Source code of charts
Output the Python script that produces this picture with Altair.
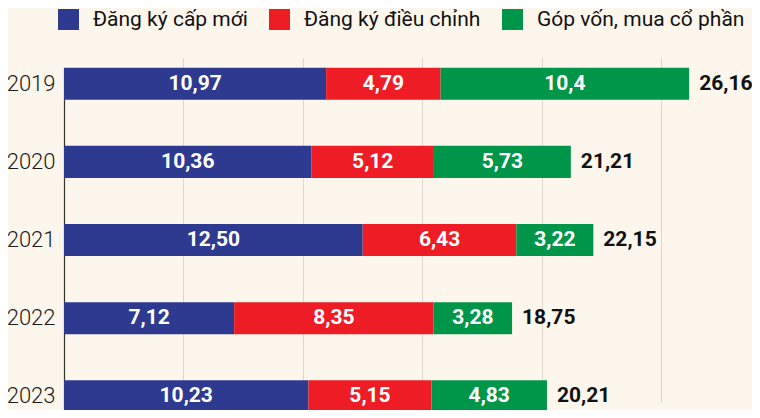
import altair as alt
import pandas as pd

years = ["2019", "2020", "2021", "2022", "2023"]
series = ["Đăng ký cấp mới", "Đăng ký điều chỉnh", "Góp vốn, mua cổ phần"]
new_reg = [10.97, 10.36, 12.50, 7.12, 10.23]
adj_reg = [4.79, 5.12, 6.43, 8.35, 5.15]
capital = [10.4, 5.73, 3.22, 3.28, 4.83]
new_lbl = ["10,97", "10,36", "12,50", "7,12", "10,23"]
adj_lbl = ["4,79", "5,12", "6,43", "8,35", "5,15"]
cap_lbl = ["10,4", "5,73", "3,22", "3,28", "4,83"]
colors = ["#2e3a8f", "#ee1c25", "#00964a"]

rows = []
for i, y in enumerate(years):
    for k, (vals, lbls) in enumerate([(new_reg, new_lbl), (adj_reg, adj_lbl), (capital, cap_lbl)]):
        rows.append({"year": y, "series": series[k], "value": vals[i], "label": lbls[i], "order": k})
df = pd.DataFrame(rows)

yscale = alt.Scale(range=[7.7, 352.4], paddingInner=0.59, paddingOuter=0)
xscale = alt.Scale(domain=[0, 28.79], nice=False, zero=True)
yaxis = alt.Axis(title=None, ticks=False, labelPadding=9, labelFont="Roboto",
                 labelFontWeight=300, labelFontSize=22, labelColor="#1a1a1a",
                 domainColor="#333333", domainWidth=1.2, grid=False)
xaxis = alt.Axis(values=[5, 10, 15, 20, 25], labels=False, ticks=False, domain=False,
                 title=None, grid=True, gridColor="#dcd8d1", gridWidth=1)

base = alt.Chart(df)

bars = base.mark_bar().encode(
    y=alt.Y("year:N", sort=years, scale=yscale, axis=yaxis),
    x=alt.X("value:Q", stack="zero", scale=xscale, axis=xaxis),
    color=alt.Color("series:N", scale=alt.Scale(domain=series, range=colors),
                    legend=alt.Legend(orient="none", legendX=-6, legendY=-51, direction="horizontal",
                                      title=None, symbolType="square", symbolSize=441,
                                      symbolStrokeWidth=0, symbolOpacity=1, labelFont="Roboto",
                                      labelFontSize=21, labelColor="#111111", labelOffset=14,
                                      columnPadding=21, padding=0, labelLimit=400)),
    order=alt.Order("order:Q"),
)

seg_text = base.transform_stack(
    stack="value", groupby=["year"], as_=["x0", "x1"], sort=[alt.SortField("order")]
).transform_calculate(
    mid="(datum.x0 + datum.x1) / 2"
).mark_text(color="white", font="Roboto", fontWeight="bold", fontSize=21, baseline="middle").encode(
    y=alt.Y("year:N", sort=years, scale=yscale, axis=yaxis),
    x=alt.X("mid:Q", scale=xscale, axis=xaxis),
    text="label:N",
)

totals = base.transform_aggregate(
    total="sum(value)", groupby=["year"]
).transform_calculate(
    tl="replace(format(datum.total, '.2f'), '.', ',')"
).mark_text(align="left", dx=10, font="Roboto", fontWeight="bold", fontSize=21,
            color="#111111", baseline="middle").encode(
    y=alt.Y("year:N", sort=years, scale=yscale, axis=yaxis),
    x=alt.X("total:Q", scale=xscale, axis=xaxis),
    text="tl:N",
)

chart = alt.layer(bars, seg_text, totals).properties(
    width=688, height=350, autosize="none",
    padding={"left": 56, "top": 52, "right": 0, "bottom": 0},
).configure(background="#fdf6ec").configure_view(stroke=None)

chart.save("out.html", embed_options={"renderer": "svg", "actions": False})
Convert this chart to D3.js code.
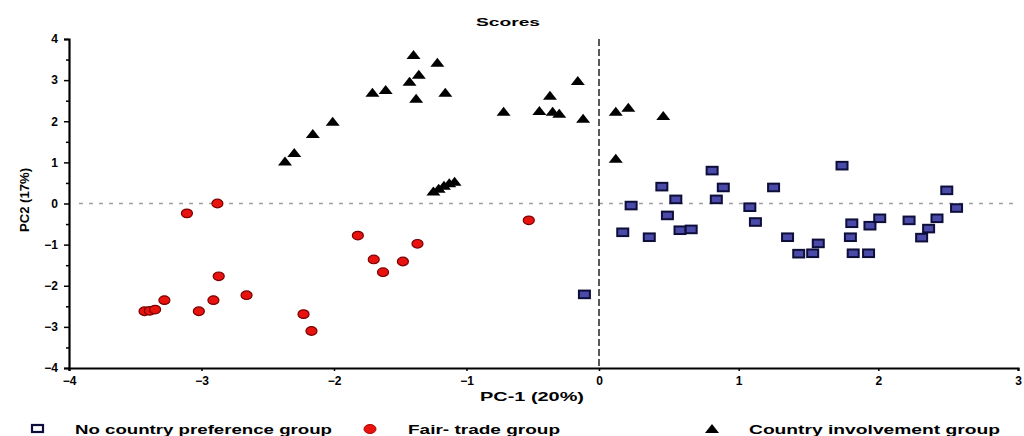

What you should do: Examine the records and pull out every line where the string "this" occurs.

Complete answer:
Output the Python script that produces this picture with Altair.
Convert this chart to D3.js code.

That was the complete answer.